In the course of the New York senator's 11-month-old presidential campaign, her appearance last month at the Rev. Rick "Purpose Driven Life" Warren's megachurch represented a rare, bold foray into the predominantly conservative world of evangelical Christianity. Whether the warm reception translates into votes remains to be seen, but at the very least, Ms. Clinton signaled that she's not writing anybody off. Nor is she ceding any religious turf to her chief rival for the Democratic nomination, Sen. Barack Obama of Illinois, who addressed the AIDS summit at Saddleback last year.
While the former first lady has said that speaking publicly about her Methodist faith does not come naturally to her, the language of religion has in fact become a key element of her campaign. Typically, she has chosen like-minded audiences – from First Baptist Church in Selma, Ala., for a major civil rights commemoration last March, to a faith forum organized by the progressive group Sojourners last June, to countless other church appearances and meetings (and sometimes prayers) with religious leaders.
In South Carolina, which holds the crucial first Southern primary, her faith and values outreach program – called "For Such a Time as This," after a verse from the Book of Esther – is virtually synonymous with her overall campaign there. And in a state where half the Democratic primary electorate is African-American, reaching out to the black churches is a given. Late last month, she scored a coup in her competition with Senator Obama for black and religious voters, when 60 African-American ministers appeared on stage with her in Spartanburg, S.C., with another 20 in the audience.

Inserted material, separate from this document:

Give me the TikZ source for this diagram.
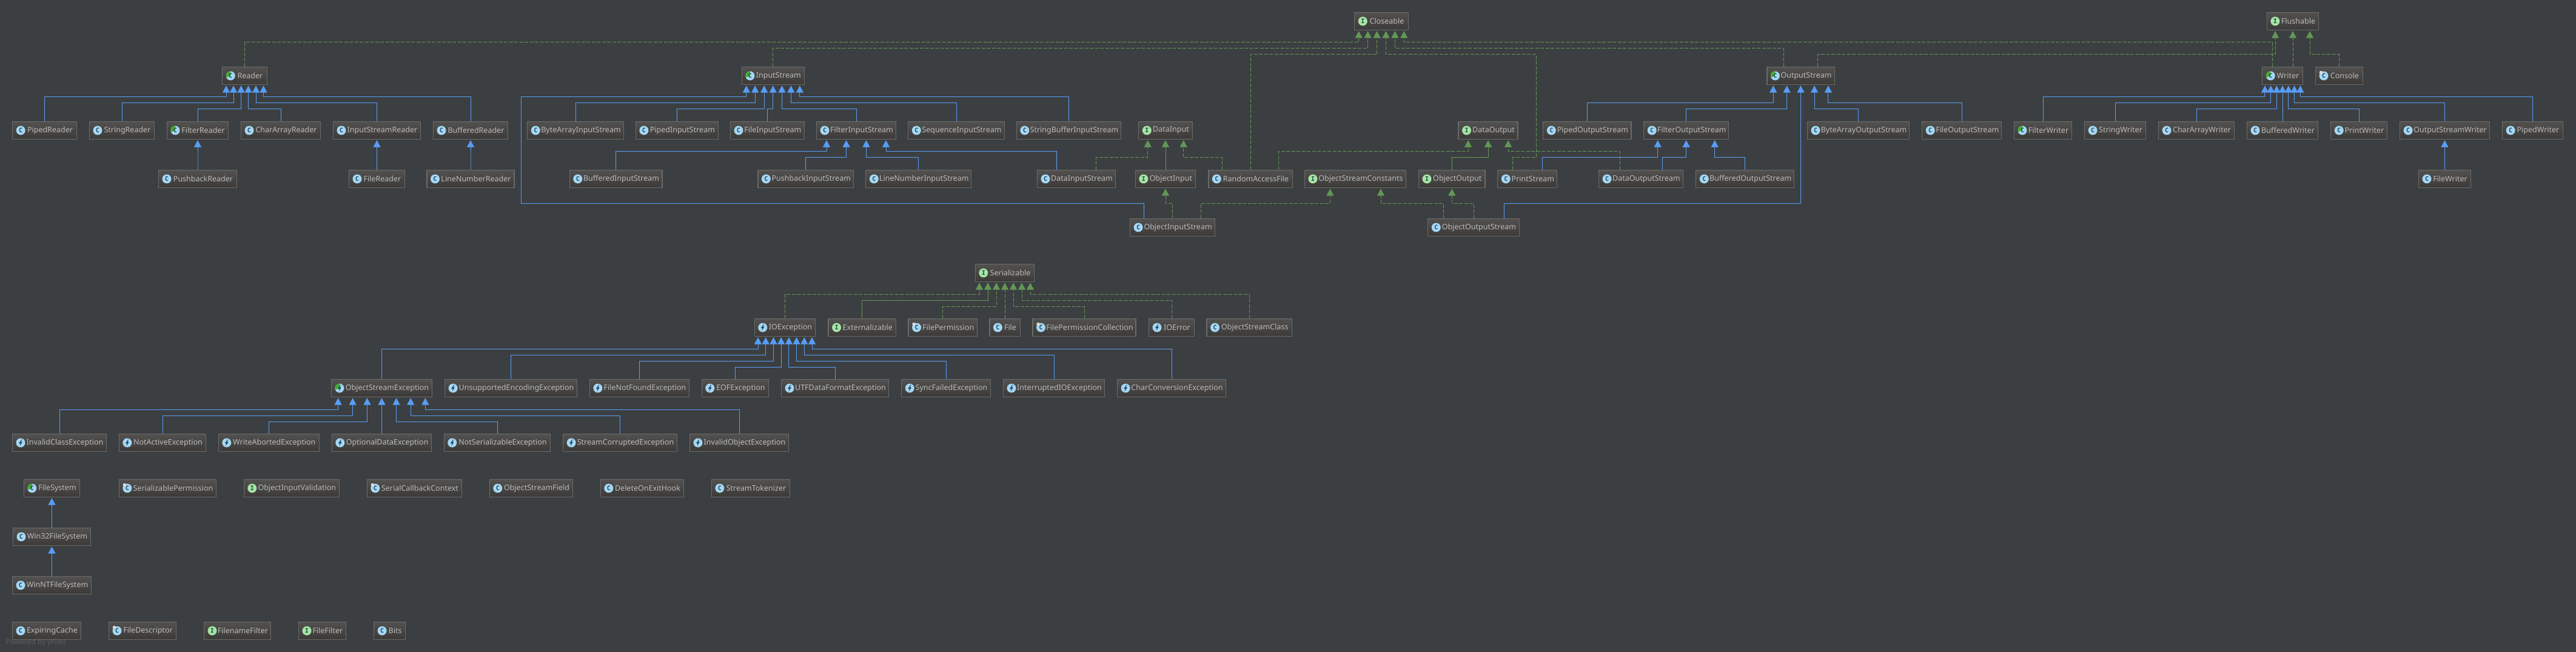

"The senator's faith is something that's very personal and dear to her, but it's reflected in all things she does and all aspects of life, so it's a natural part of the campaign," says Zac Wright, spokesman for Clinton's South Carolina campaign.
It's also a highly organized part of the campaign. Right after the 2004 elections, Clinton telegraphed her robust effort to reach values voters as a presidential candidate. Speaking at Tufts University outside Boston, she called it "a mistake for the Democrats not to engage evangelical Christians on their own turf – essentially ceding the vote to President Bush." A year ago, Clinton hired Burns Strider, an evangelical Christian from Mississippi who ran faith outreach for the House Democratic Caucus, to organize her faith outreach.
In the broader national campaign, God talk does not infuse her every political activity. On issues, she may weigh in on what she sees as a "moral crisis" – as she has referred to the millions of children lacking health insurance – but rarely does she overtly invoke her Methodist faith or the Bible in pushing a political point. An exception is her discussion of immigration reform, in which she has declared that tough anti-illegal-immigrant legislation would "criminalize the good Samaritan ... and even Jesus himself."
To some Christian conservatives, Clinton's religious talk is yet another reason to look askance at her. After The New York Times published an interview with Clinton last July about her faith, conservative columnist Cal Thomas wrote: "This is a politician speaking, not a person who believes in the central tenets of Christianity."